2016 Subaru Legacy-purchased new-dead again this morning after not driving it over the weekend. Needed a jump start…again…which was the second time this month and fourth time this year. Battery was replaced last year. I was told that I need to DRIVE the car. I only drive about two miles each day and they say the battery doesn’t re-charge unless I drive more. My driving habits haven’t changed in the last 40 years. The purchase of this car is what changed. I have never had this issue with any other vehicle. I shouldn’t have to purchase a battery charger or portable jump starter or call AAA or call a neighbor. This car is dead to me. It’s time for a new one and NOT a Subaru.
I have the same issue with my 2019 Outback.

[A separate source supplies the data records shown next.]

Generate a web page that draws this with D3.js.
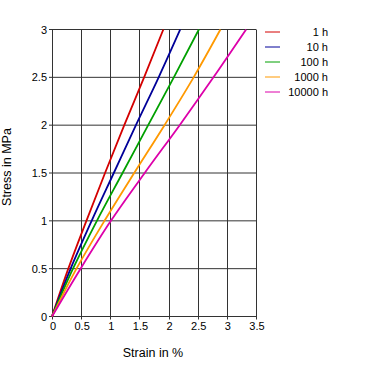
<!DOCTYPE html>
<html lang="en">
<head>
<meta charset="utf-8"/>
<title>Isochronous stress-strain curves</title>
<script src="https://d3js.org/d3.v7.min.js"></script>
<style>
  body { margin: 0; background: #fff; }
  text { font-family: "Liberation Sans", Arial, sans-serif; fill: #000; }
</style>
</head>
<body>
<div id="chart"></div>
<script>
// data
var stress = [0, 0.5, 1, 1.5, 2, 2.5, 3];
var labels = ["1 h", "10 h", "100 h", "1000 h", "10000 h"];
var colours = ["#d40000", "#000099", "#00a000", "#ff9900", "#dd00aa"];
var strain1 = [0, 0.28, 0.59, 0.91, 1.24, 1.58, 1.91];
var strain10 = [0, 0.32, 0.68, 1.06, 1.44, 1.83, 2.2];
var strain100 = [0, 0.36, 0.77, 1.21, 1.65, 2.09, 2.52];
var strain1000 = [0, 0.42, 0.9, 1.41, 1.93, 2.43, 2.89];
var strain10000 = [0, 0.49, 1.01, 1.59, 2.19, 2.77, 3.33];
var xTicks = [0, 0.5, 1, 1.5, 2, 2.5, 3, 3.5];
var yTicks = [0, 0.5, 1, 1.5, 2, 2.5, 3];

var series = [strain1, strain10, strain100, strain1000, strain10000];

var w = 376;
var h = 377;

var svg = d3.select("#chart")
            .append("svg")
            .attr("width", w)
            .attr("height", h);

var xScale = d3.scaleLinear().domain([0, 3.5]).range([52, 256]);
var yScale = d3.scaleLinear().domain([0, 3]).range([316.5, 29.5]);

// grid
svg.append("g")
   .selectAll("line")
   .data(xTicks)
   .enter()
   .append("line")
   .attr("x1", function (d) { return Math.round(xScale(d)) + 0.5; })
   .attr("x2", function (d) { return Math.round(xScale(d)) + 0.5; })
   .attr("y1", yScale(3))
   .attr("y2", yScale(0) + 3)
   .attr("stroke", "#333")
   .attr("stroke-width", 1);

svg.append("g")
   .selectAll("line")
   .data(yTicks)
   .enter()
   .append("line")
   .attr("x1", xScale(0) - 3)
   .attr("x2", xScale(3.5))
   .attr("y1", function (d) { return yScale(d); })
   .attr("y2", function (d) { return yScale(d); })
   .attr("stroke", "#333")
   .attr("stroke-width", 1);

// tick labels
svg.append("g")
   .selectAll("text")
   .data(xTicks)
   .enter()
   .append("text")
   .attr("x", function (d) { return xScale(d) + 1; })
   .attr("y", 329.5)
   .attr("text-anchor", "middle")
   .style("font-size", "11px")
   .text(function (d) { return d; });

svg.append("g")
   .selectAll("text")
   .data(yTicks)
   .enter()
   .append("text")
   .attr("x", 47)
   .attr("y", function (d) { return yScale(d) + 4; })
   .attr("text-anchor", "end")
   .style("font-size", "11px")
   .text(function (d) { return d; });

// axis titles
svg.append("text")
   .attr("x", 153)
   .attr("y", 357)
   .attr("text-anchor", "middle")
   .style("font-size", "12.5px")
   .text("Strain in %");

svg.append("text")
   .attr("transform", "translate(11,167) rotate(-90)")
   .attr("text-anchor", "middle")
   .style("font-size", "12.5px")
   .text("Stress in MPa");

// curves
var line = d3.line()
             .x(function (d) { return xScale(d[0]); })
             .y(function (d) { return yScale(d[1]); })
             .curve(d3.curveMonotoneY);

svg.append("g")
   .selectAll("path")
   .data(series)
   .enter()
   .append("path")
   .attr("d", function (s) { return line(s.map(function (v, i) { return [v, stress[i]]; })); })
   .attr("fill", "none")
   .attr("stroke", function (d, i) { return colours[i]; })
   .attr("stroke-width", 1.8);

// legend
var legend = svg.append("g")
                .selectAll("g")
                .data(labels)
                .enter()
                .append("g")
                .attr("transform", function (d, i) { return "translate(0," + (32 + i * 15) + ")"; });

legend.append("line")
      .attr("x1", 265)
      .attr("x2", 280)
      .attr("stroke", function (d, i) { return colours[i]; })
      .attr("stroke-width", 1);

legend.append("text")
      .attr("x", 328)
      .attr("y", 4)
      .attr("text-anchor", "end")
      .style("font-size", "11px")
      .text(function (d) { return d; });
</script>
</body>
</html>
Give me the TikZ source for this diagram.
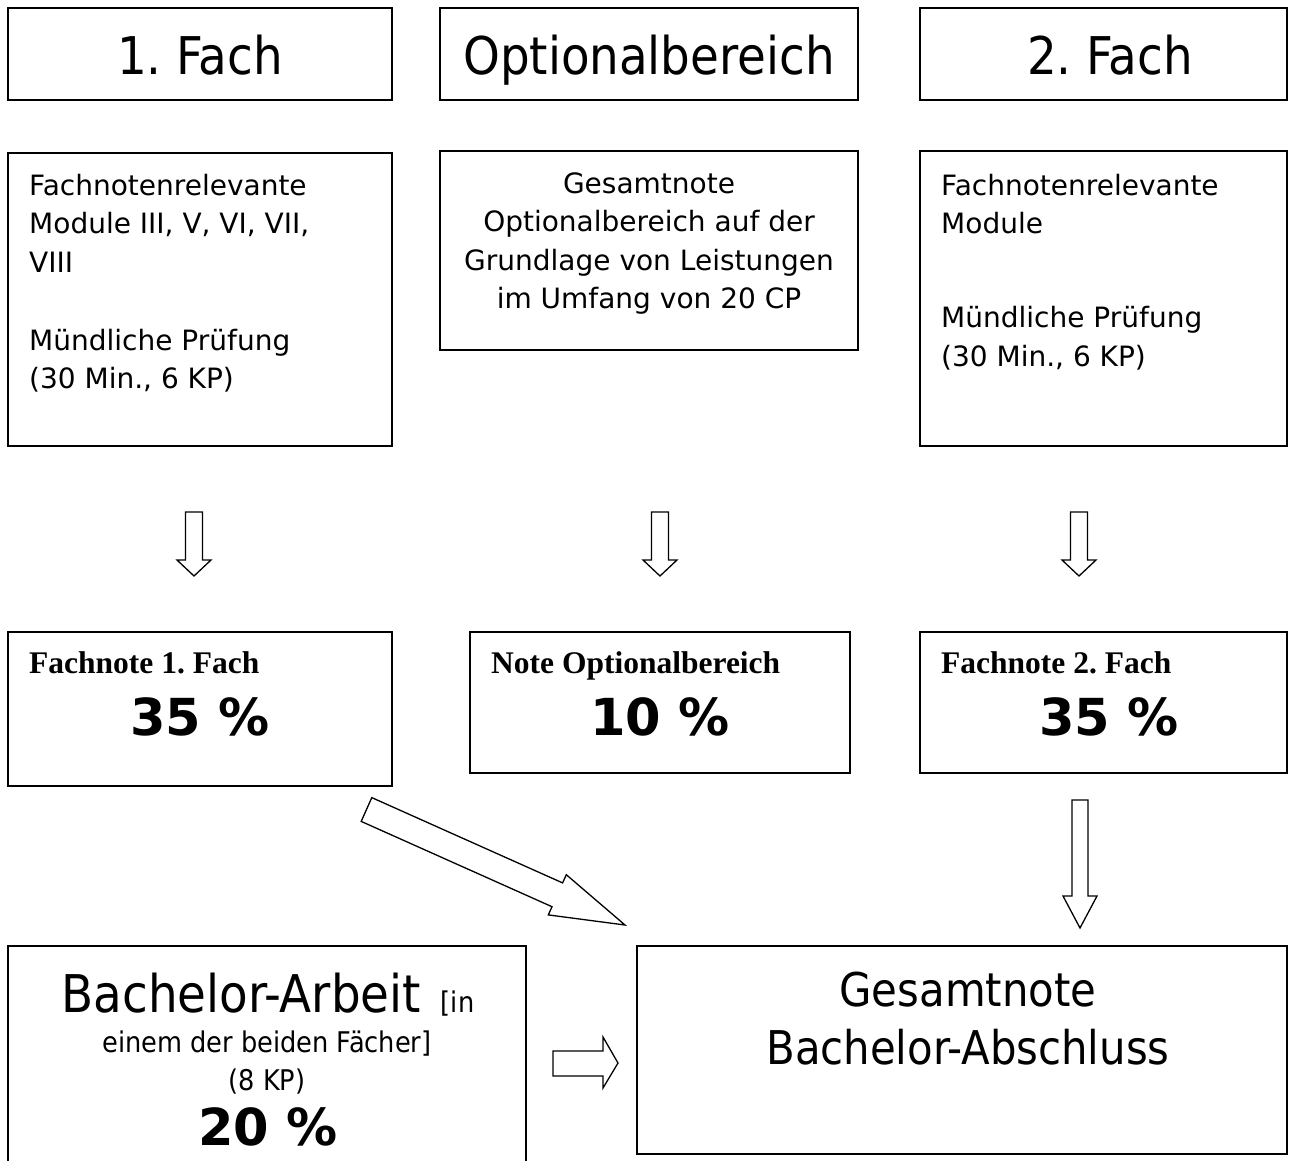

Dead as a door nail in the morning (but it was not always like this– began just this Spring ). New OEM battery by me at reasonable cost from dealership (did not solve problem). Dealership reprogrammed ECM module dealing with charging, and fully charged the new battery free of charge, but only after I signed on to the class action law suit dealing with the issue ( had to get a number from the class action lawyers, which I did) .
Fat, dumb, and happy for about three weeks, but just two days ago the problem is back with a vengeance. The battery does charge, it’s just that it discharges when car is off. Back to the dealership Monday.